### WORK TO BE COMPLETED
Return the entries below verbatim. Pictures stay out.

### EXERCISE MATERIALS
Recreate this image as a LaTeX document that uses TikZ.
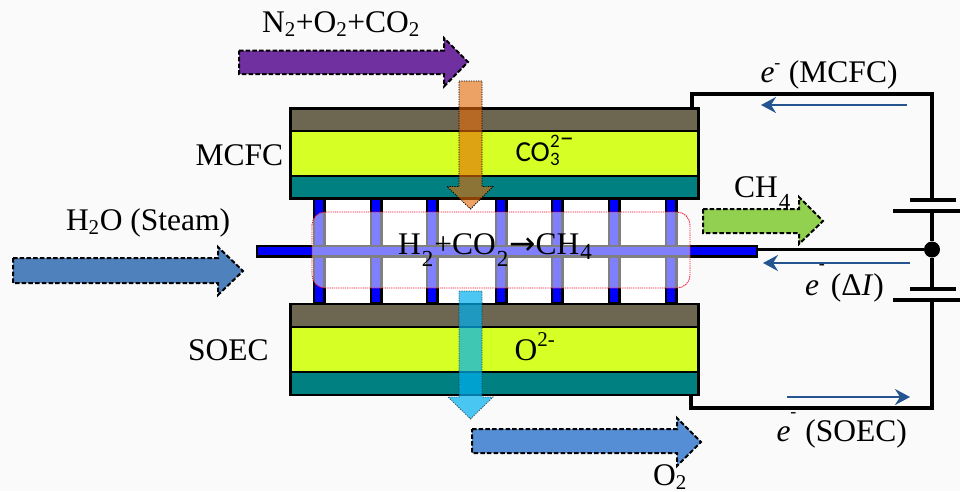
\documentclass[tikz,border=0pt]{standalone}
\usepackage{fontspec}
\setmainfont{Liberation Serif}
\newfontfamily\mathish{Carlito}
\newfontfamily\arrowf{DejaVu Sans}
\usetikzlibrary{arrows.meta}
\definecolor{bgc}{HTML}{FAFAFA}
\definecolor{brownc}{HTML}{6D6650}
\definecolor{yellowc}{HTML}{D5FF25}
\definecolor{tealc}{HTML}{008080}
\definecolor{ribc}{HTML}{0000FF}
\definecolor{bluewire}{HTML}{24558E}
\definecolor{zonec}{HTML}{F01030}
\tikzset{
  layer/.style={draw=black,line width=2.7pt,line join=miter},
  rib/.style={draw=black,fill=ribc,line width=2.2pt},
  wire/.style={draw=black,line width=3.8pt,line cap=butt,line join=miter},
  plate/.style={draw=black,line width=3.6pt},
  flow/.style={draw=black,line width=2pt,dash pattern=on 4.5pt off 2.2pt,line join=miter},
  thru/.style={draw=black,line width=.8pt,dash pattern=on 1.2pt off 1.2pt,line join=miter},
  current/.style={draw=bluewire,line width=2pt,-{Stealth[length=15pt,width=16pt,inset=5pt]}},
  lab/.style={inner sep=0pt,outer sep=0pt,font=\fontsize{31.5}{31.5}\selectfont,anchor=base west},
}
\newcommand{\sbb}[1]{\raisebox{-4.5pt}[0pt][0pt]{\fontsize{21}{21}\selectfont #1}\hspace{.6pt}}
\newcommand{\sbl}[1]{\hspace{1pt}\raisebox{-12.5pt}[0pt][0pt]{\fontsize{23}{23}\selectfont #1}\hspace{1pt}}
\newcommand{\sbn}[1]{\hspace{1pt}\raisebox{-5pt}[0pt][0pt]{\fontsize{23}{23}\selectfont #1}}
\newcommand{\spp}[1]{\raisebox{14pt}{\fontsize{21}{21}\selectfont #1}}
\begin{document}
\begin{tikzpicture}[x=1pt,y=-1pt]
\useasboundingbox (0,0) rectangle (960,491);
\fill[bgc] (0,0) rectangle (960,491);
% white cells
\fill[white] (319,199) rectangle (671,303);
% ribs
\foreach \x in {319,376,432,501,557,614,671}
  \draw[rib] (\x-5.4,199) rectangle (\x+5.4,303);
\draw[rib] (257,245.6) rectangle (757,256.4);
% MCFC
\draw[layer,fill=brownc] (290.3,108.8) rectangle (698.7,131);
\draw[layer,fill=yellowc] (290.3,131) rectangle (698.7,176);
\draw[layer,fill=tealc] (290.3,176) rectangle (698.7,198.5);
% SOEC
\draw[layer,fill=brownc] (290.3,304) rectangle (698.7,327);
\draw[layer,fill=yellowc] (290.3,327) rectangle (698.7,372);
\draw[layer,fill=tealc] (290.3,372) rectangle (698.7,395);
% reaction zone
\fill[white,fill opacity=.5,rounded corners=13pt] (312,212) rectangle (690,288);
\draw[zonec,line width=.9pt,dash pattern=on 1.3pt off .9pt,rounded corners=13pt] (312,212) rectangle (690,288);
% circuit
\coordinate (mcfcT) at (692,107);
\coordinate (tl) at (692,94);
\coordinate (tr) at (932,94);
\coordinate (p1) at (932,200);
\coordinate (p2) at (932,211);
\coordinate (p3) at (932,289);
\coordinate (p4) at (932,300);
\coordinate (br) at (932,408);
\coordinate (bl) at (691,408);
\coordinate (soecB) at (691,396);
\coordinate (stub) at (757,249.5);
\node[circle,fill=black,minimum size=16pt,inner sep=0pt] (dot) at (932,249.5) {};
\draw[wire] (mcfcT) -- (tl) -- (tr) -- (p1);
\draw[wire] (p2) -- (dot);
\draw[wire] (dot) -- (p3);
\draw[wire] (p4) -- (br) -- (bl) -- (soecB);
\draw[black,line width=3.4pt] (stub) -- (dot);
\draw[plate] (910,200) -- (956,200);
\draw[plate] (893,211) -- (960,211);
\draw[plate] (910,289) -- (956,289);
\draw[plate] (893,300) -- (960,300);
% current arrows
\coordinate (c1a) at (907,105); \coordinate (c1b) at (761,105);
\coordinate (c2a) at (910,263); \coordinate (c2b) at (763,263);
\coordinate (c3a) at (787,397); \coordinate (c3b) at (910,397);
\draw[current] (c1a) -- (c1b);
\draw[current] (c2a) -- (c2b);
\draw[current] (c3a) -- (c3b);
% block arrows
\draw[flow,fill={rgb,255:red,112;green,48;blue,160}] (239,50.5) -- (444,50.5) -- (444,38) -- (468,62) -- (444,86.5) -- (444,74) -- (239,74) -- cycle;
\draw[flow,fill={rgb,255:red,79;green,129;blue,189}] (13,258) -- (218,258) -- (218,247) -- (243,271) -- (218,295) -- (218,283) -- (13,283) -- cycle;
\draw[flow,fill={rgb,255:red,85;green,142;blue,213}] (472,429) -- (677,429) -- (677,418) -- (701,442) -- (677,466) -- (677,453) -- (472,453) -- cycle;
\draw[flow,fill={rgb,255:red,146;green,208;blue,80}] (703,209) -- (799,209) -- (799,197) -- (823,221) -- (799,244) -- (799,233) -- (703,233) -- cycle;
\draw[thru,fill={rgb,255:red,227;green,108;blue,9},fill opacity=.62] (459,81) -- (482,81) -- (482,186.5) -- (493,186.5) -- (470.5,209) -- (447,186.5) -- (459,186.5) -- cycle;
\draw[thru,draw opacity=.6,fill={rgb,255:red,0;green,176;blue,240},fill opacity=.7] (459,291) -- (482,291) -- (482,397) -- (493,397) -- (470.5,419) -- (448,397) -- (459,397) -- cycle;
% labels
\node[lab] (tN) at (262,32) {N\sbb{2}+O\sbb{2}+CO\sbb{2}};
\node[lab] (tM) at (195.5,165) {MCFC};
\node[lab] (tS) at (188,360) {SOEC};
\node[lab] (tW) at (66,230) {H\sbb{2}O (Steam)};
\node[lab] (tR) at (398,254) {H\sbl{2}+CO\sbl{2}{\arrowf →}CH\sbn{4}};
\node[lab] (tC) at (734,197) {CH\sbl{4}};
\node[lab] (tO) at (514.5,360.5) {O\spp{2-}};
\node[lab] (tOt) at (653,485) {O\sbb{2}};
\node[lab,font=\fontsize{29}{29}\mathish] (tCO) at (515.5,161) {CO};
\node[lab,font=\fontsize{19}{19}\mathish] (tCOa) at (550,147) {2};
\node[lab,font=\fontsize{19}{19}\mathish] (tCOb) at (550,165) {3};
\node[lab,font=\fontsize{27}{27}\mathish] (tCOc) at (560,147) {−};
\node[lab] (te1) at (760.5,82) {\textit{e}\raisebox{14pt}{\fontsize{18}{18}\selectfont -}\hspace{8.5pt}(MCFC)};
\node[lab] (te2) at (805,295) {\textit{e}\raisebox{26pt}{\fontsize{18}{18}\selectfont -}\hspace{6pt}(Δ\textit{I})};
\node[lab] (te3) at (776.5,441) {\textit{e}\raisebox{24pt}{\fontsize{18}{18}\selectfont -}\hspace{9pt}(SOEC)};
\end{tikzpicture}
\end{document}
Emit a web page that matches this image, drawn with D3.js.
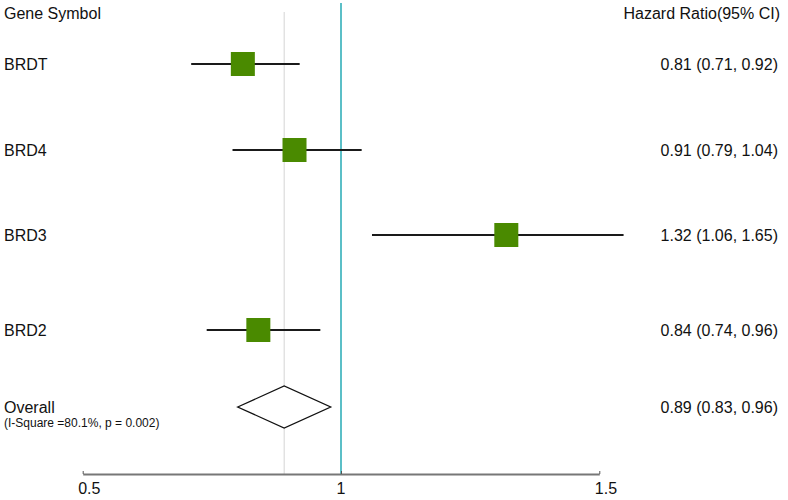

### SOLUTION
Recreate this image as a LaTeX document that uses TikZ.
\documentclass[tikz,border=0pt]{standalone}
\usepackage{fontspec}
\setmainfont{Liberation Serif}
\newfontfamily\mathish{Carlito}
\newfontfamily\arrowf{DejaVu Sans}
\usetikzlibrary{arrows.meta}
\definecolor{bgc}{HTML}{FAFAFA}
\definecolor{brownc}{HTML}{6D6650}
\definecolor{yellowc}{HTML}{D5FF25}
\definecolor{tealc}{HTML}{008080}
\definecolor{ribc}{HTML}{0000FF}
\definecolor{bluewire}{HTML}{24558E}
\definecolor{zonec}{HTML}{F01030}
\tikzset{
  layer/.style={draw=black,line width=2.7pt,line join=miter},
  rib/.style={draw=black,fill=ribc,line width=2.2pt},
  wire/.style={draw=black,line width=3.8pt,line cap=butt,line join=miter},
  plate/.style={draw=black,line width=3.6pt},
  flow/.style={draw=black,line width=2pt,dash pattern=on 4.5pt off 2.2pt,line join=miter},
  thru/.style={draw=black,line width=.8pt,dash pattern=on 1.2pt off 1.2pt,line join=miter},
  current/.style={draw=bluewire,line width=2pt,-{Stealth[length=15pt,width=16pt,inset=5pt]}},
  lab/.style={inner sep=0pt,outer sep=0pt,font=\fontsize{31.5}{31.5}\selectfont,anchor=base west},
}
\newcommand{\sbb}[1]{\raisebox{-4.5pt}[0pt][0pt]{\fontsize{21}{21}\selectfont #1}\hspace{.6pt}}
\newcommand{\sbl}[1]{\hspace{1pt}\raisebox{-12.5pt}[0pt][0pt]{\fontsize{23}{23}\selectfont #1}\hspace{1pt}}
\newcommand{\sbn}[1]{\hspace{1pt}\raisebox{-5pt}[0pt][0pt]{\fontsize{23}{23}\selectfont #1}}
\newcommand{\spp}[1]{\raisebox{14pt}{\fontsize{21}{21}\selectfont #1}}
\begin{document}
\begin{tikzpicture}[x=1pt,y=-1pt]
\useasboundingbox (0,0) rectangle (960,491);
\fill[bgc] (0,0) rectangle (960,491);
% white cells
\fill[white] (319,199) rectangle (671,303);
% ribs
\foreach \x in {319,376,432,501,557,614,671}
  \draw[rib] (\x-5.4,199) rectangle (\x+5.4,303);
\draw[rib] (257,245.6) rectangle (757,256.4);
% MCFC
\draw[layer,fill=brownc] (290.3,108.8) rectangle (698.7,131);
\draw[layer,fill=yellowc] (290.3,131) rectangle (698.7,176);
\draw[layer,fill=tealc] (290.3,176) rectangle (698.7,198.5);
% SOEC
\draw[layer,fill=brownc] (290.3,304) rectangle (698.7,327);
\draw[layer,fill=yellowc] (290.3,327) rectangle (698.7,372);
\draw[layer,fill=tealc] (290.3,372) rectangle (698.7,395);
% reaction zone
\fill[white,fill opacity=.5,rounded corners=13pt] (312,212) rectangle (690,288);
\draw[zonec,line width=.9pt,dash pattern=on 1.3pt off .9pt,rounded corners=13pt] (312,212) rectangle (690,288);
% circuit
\coordinate (mcfcT) at (692,107);
\coordinate (tl) at (692,94);
\coordinate (tr) at (932,94);
\coordinate (p1) at (932,200);
\coordinate (p2) at (932,211);
\coordinate (p3) at (932,289);
\coordinate (p4) at (932,300);
\coordinate (br) at (932,408);
\coordinate (bl) at (691,408);
\coordinate (soecB) at (691,396);
\coordinate (stub) at (757,249.5);
\node[circle,fill=black,minimum size=16pt,inner sep=0pt] (dot) at (932,249.5) {};
\draw[wire] (mcfcT) -- (tl) -- (tr) -- (p1);
\draw[wire] (p2) -- (dot);
\draw[wire] (dot) -- (p3);
\draw[wire] (p4) -- (br) -- (bl) -- (soecB);
\draw[black,line width=3.4pt] (stub) -- (dot);
\draw[plate] (910,200) -- (956,200);
\draw[plate] (893,211) -- (960,211);
\draw[plate] (910,289) -- (956,289);
\draw[plate] (893,300) -- (960,300);
% current arrows
\coordinate (c1a) at (907,105); \coordinate (c1b) at (761,105);
\coordinate (c2a) at (910,263); \coordinate (c2b) at (763,263);
\coordinate (c3a) at (787,397); \coordinate (c3b) at (910,397);
\draw[current] (c1a) -- (c1b);
\draw[current] (c2a) -- (c2b);
\draw[current] (c3a) -- (c3b);
% block arrows
\draw[flow,fill={rgb,255:red,112;green,48;blue,160}] (239,50.5) -- (444,50.5) -- (444,38) -- (468,62) -- (444,86.5) -- (444,74) -- (239,74) -- cycle;
\draw[flow,fill={rgb,255:red,79;green,129;blue,189}] (13,258) -- (218,258) -- (218,247) -- (243,271) -- (218,295) -- (218,283) -- (13,283) -- cycle;
\draw[flow,fill={rgb,255:red,85;green,142;blue,213}] (472,429) -- (677,429) -- (677,418) -- (701,442) -- (677,466) -- (677,453) -- (472,453) -- cycle;
\draw[flow,fill={rgb,255:red,146;green,208;blue,80}] (703,209) -- (799,209) -- (799,197) -- (823,221) -- (799,244) -- (799,233) -- (703,233) -- cycle;
\draw[thru,fill={rgb,255:red,227;green,108;blue,9},fill opacity=.62] (459,81) -- (482,81) -- (482,186.5) -- (493,186.5) -- (470.5,209) -- (447,186.5) -- (459,186.5) -- cycle;
\draw[thru,draw opacity=.6,fill={rgb,255:red,0;green,176;blue,240},fill opacity=.7] (459,291) -- (482,291) -- (482,397) -- (493,397) -- (470.5,419) -- (448,397) -- (459,397) -- cycle;
% labels
\node[lab] (tN) at (262,32) {N\sbb{2}+O\sbb{2}+CO\sbb{2}};
\node[lab] (tM) at (195.5,165) {MCFC};
\node[lab] (tS) at (188,360) {SOEC};
\node[lab] (tW) at (66,230) {H\sbb{2}O (Steam)};
\node[lab] (tR) at (398,254) {H\sbl{2}+CO\sbl{2}{\arrowf →}CH\sbn{4}};
\node[lab] (tC) at (734,197) {CH\sbl{4}};
\node[lab] (tO) at (514.5,360.5) {O\spp{2-}};
\node[lab] (tOt) at (653,485) {O\sbb{2}};
\node[lab,font=\fontsize{29}{29}\mathish] (tCO) at (515.5,161) {CO};
\node[lab,font=\fontsize{19}{19}\mathish] (tCOa) at (550,147) {2};
\node[lab,font=\fontsize{19}{19}\mathish] (tCOb) at (550,165) {3};
\node[lab,font=\fontsize{27}{27}\mathish] (tCOc) at (560,147) {−};
\node[lab] (te1) at (760.5,82) {\textit{e}\raisebox{14pt}{\fontsize{18}{18}\selectfont -}\hspace{8.5pt}(MCFC)};
\node[lab] (te2) at (805,295) {\textit{e}\raisebox{26pt}{\fontsize{18}{18}\selectfont -}\hspace{6pt}(Δ\textit{I})};
\node[lab] (te3) at (776.5,441) {\textit{e}\raisebox{24pt}{\fontsize{18}{18}\selectfont -}\hspace{9pt}(SOEC)};
\end{tikzpicture}
\end{document}
Emit a web page that matches this image, drawn with D3.js.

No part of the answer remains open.